◆ **What to produce**
Repeat the material verbatim and drop the pictures.

◆ **Dataset excerpt**
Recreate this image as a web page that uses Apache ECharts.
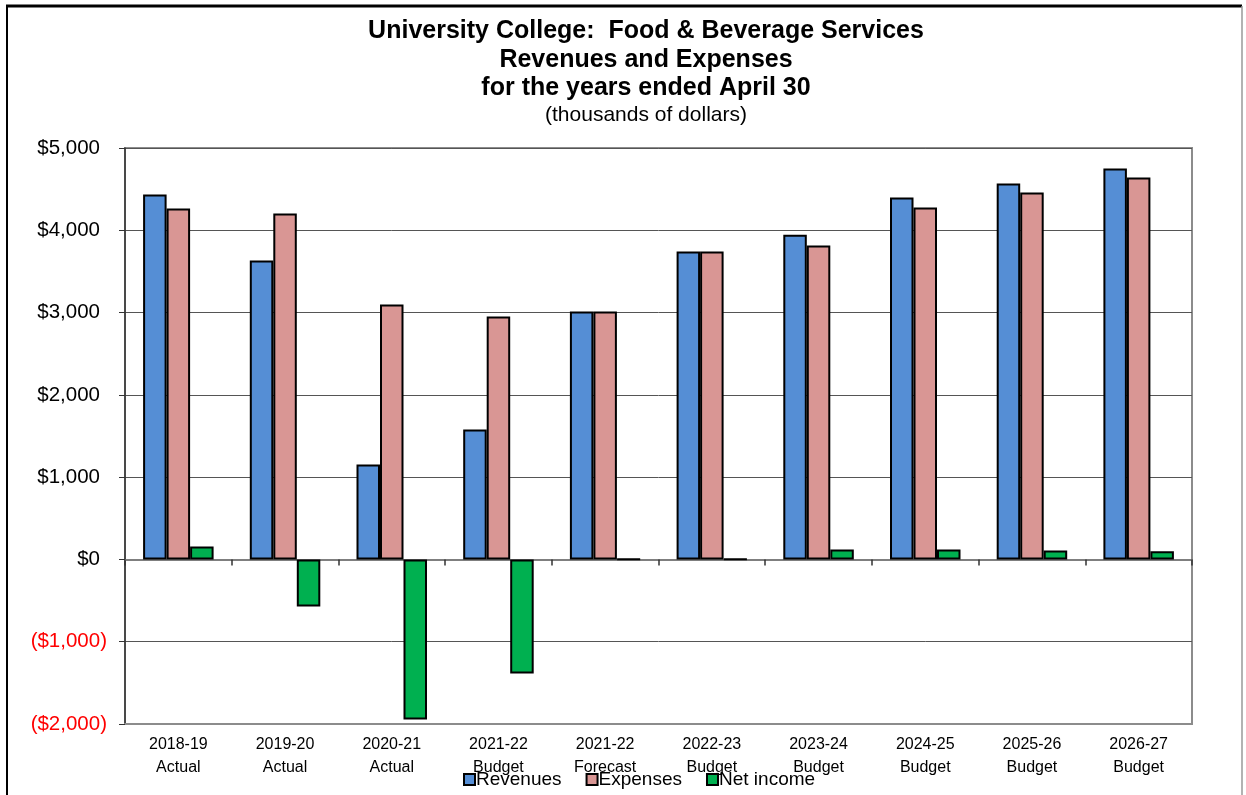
<!DOCTYPE html>
<html>
<head>
<meta charset="utf-8">
<script src="https://cdn.jsdelivr.net/npm/echarts@6/dist/echarts.min.js"></script>
<style>html,body{margin:0;padding:0;background:#fff;}#c{width:1246px;height:795px;}</style>
</head>
<body>
<div id="c"></div>
<script>
const categories = ['2018-19\nActual','2019-20\nActual','2020-21\nActual','2021-22\nBudget','2021-22\nForecast','2022-23\nBudget','2023-24\nBudget','2024-25\nBudget','2025-26\nBudget','2026-27\nBudget'];
const revenues = [4435, 3633, 1154, 1580, 3013, 3742, 3945, 4398, 4569, 4751];
const expenses = [4265, 4204, 3098, 2953, 3013, 3742, 3815, 4277, 4459, 4642];
const netIncome = [158, -571, -1944, -1385, 5, 5, 120, 120, 110, 100];
const titleLines = ['University College:  Food & Beverage Services','Revenues and Expenses','for the years ended April 30'];
const subtitle = '(thousands of dollars)';

const FONT = '"Liberation Sans", Arial, sans-serif';
const chart = echarts.init(document.getElementById('c'), null, {renderer:'canvas'});

function fmt(v){
  const s = '$' + Math.abs(v).toLocaleString('en-US');
  return v < 0 ? '{neg|(' + s + ')}' : '{pos|' + s + '}';
}

const barStyle = (color) => ({color: color, borderColor: '#000', borderWidth: 2});

chart.setOption({
  animation: false,
  backgroundColor: '#fff',
  graphic: [
    {type:'line', shape:{x1:6,y1:6,x2:1242,y2:6}, style:{stroke:'#000', lineWidth:3}, silent:true},
    {type:'line', shape:{x1:7,y1:6,x2:7,y2:800}, style:{stroke:'#000', lineWidth:2}, silent:true},
    {type:'line', shape:{x1:1242,y1:6,x2:1242,y2:800}, style:{stroke:'#999', lineWidth:1.5}, silent:true},
    {type:'text', style:{text:titleLines[0], x:646, y:31, textAlign:'center', textVerticalAlign:'middle', font:'bold 25px ' + FONT, fill:'#000'}},
    {type:'text', style:{text:titleLines[1], x:646, y:60, textAlign:'center', textVerticalAlign:'middle', font:'bold 25px ' + FONT, fill:'#000'}},
    {type:'text', style:{text:titleLines[2], x:646, y:88, textAlign:'center', textVerticalAlign:'middle', font:'bold 25px ' + FONT, fill:'#000'}},
    {type:'text', style:{text:subtitle, x:646, y:115, textAlign:'center', textVerticalAlign:'middle', font:'21px ' + FONT, fill:'#000'}}
  ],
  grid: {left:125, right:54, top:148, bottom:71, show:true, borderColor:'#8c8c8c', borderWidth:2, backgroundColor:'transparent'},
  legend: {
    data:['Revenues','Expenses','Net income'],
    left: 458, top: 765,
    itemWidth: 11, itemHeight: 11, itemGap: 24,
    icon: 'rect',
    textStyle: {fontFamily: FONT, fontSize: 19, color:'#000', padding:[0,0,0,-4]},
    itemStyle: {borderColor:'#000', borderWidth: 2}
  },
  xAxis: [
    {
      type:'category', data:categories, position:'bottom',
      axisLine:{onZero:false, lineStyle:{color:'#8c8c8c', width:2}},
      axisTick:{show:false},
      axisLabel:{fontFamily:FONT, fontSize:16, color:'#000', margin:9, lineHeight:23, interval:0}
    },
    {
      type:'category', data:categories, position:'bottom',
      axisLine:{onZero:true, lineStyle:{color:'#7f7f7f', width:2}},
      axisTick:{show:true, length:6, lineStyle:{color:'#333', width:1.5}},
      axisLabel:{show:false}
    }
  ],
  yAxis: {
    type:'value', min:-2000, max:5000, interval:1000,
    axisLine:{show:true, lineStyle:{color:'#333', width:1.5}},
    axisTick:{show:true, length:6, lineStyle:{color:'#333'}},
    splitLine:{show:true, lineStyle:{color:'#555', width:1}},
    axisLabel:{
      formatter: fmt, margin: 18,
      rich:{
        pos:{fontFamily:FONT, fontSize:20.5, color:'#000', padding:[0,7,0,0]},
        neg:{fontFamily:FONT, fontSize:20.5, color:'#ff0000'}
      }
    }
  },
  series: [
    {name:'Revenues', type:'bar', data:revenues, xAxisIndex:0, barWidth:23.5, barGap:'0%', itemStyle:barStyle('#558ed5')},
    {name:'Expenses', type:'bar', data:expenses, xAxisIndex:0, barWidth:23.5, barGap:'0%', itemStyle:barStyle('#d99694')},
    {name:'Net income', type:'bar', data:netIncome, xAxisIndex:0, barWidth:23.5, barGap:'0%', itemStyle:barStyle('#00b050')}
  ]
});
</script>
</body>
</html>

◆ **Exercise result**
Recreate this image as a web page that uses Apache ECharts.
<!DOCTYPE html>
<html>
<head>
<meta charset="utf-8">
<script src="https://cdn.jsdelivr.net/npm/echarts@6/dist/echarts.min.js"></script>
<style>html,body{margin:0;padding:0;background:#fff;}#c{width:1246px;height:795px;}</style>
</head>
<body>
<div id="c"></div>
<script>
const categories = ['2018-19\nActual','2019-20\nActual','2020-21\nActual','2021-22\nBudget','2021-22\nForecast','2022-23\nBudget','2023-24\nBudget','2024-25\nBudget','2025-26\nBudget','2026-27\nBudget'];
const revenues = [4435, 3633, 1154, 1580, 3013, 3742, 3945, 4398, 4569, 4751];
const expenses = [4265, 4204, 3098, 2953, 3013, 3742, 3815, 4277, 4459, 4642];
const netIncome = [158, -571, -1944, -1385, 5, 5, 120, 120, 110, 100];
const titleLines = ['University College:  Food & Beverage Services','Revenues and Expenses','for the years ended April 30'];
const subtitle = '(thousands of dollars)';

const FONT = '"Liberation Sans", Arial, sans-serif';
const chart = echarts.init(document.getElementById('c'), null, {renderer:'canvas'});

function fmt(v){
  const s = '$' + Math.abs(v).toLocaleString('en-US');
  return v < 0 ? '{neg|(' + s + ')}' : '{pos|' + s + '}';
}

const barStyle = (color) => ({color: color, borderColor: '#000', borderWidth: 2});

chart.setOption({
  animation: false,
  backgroundColor: '#fff',
  graphic: [
    {type:'line', shape:{x1:6,y1:6,x2:1242,y2:6}, style:{stroke:'#000', lineWidth:3}, silent:true},
    {type:'line', shape:{x1:7,y1:6,x2:7,y2:800}, style:{stroke:'#000', lineWidth:2}, silent:true},
    {type:'line', shape:{x1:1242,y1:6,x2:1242,y2:800}, style:{stroke:'#999', lineWidth:1.5}, silent:true},
    {type:'text', style:{text:titleLines[0], x:646, y:31, textAlign:'center', textVerticalAlign:'middle', font:'bold 25px ' + FONT, fill:'#000'}},
    {type:'text', style:{text:titleLines[1], x:646, y:60, textAlign:'center', textVerticalAlign:'middle', font:'bold 25px ' + FONT, fill:'#000'}},
    {type:'text', style:{text:titleLines[2], x:646, y:88, textAlign:'center', textVerticalAlign:'middle', font:'bold 25px ' + FONT, fill:'#000'}},
    {type:'text', style:{text:subtitle, x:646, y:115, textAlign:'center', textVerticalAlign:'middle', font:'21px ' + FONT, fill:'#000'}}
  ],
  grid: {left:125, right:54, top:148, bottom:71, show:true, borderColor:'#8c8c8c', borderWidth:2, backgroundColor:'transparent'},
  legend: {
    data:['Revenues','Expenses','Net income'],
    left: 458, top: 765,
    itemWidth: 11, itemHeight: 11, itemGap: 24,
    icon: 'rect',
    textStyle: {fontFamily: FONT, fontSize: 19, color:'#000', padding:[0,0,0,-4]},
    itemStyle: {borderColor:'#000', borderWidth: 2}
  },
  xAxis: [
    {
      type:'category', data:categories, position:'bottom',
      axisLine:{onZero:false, lineStyle:{color:'#8c8c8c', width:2}},
      axisTick:{show:false},
      axisLabel:{fontFamily:FONT, fontSize:16, color:'#000', margin:9, lineHeight:23, interval:0}
    },
    {
      type:'category', data:categories, position:'bottom',
      axisLine:{onZero:true, lineStyle:{color:'#7f7f7f', width:2}},
      axisTick:{show:true, length:6, lineStyle:{color:'#333', width:1.5}},
      axisLabel:{show:false}
    }
  ],
  yAxis: {
    type:'value', min:-2000, max:5000, interval:1000,
    axisLine:{show:true, lineStyle:{color:'#333', width:1.5}},
    axisTick:{show:true, length:6, lineStyle:{color:'#333'}},
    splitLine:{show:true, lineStyle:{color:'#555', width:1}},
    axisLabel:{
      formatter: fmt, margin: 18,
      rich:{
        pos:{fontFamily:FONT, fontSize:20.5, color:'#000', padding:[0,7,0,0]},
        neg:{fontFamily:FONT, fontSize:20.5, color:'#ff0000'}
      }
    }
  },
  series: [
    {name:'Revenues', type:'bar', data:revenues, xAxisIndex:0, barWidth:23.5, barGap:'0%', itemStyle:barStyle('#558ed5')},
    {name:'Expenses', type:'bar', data:expenses, xAxisIndex:0, barWidth:23.5, barGap:'0%', itemStyle:barStyle('#d99694')},
    {name:'Net income', type:'bar', data:netIncome, xAxisIndex:0, barWidth:23.5, barGap:'0%', itemStyle:barStyle('#00b050')}
  ]
});
</script>
</body>
</html>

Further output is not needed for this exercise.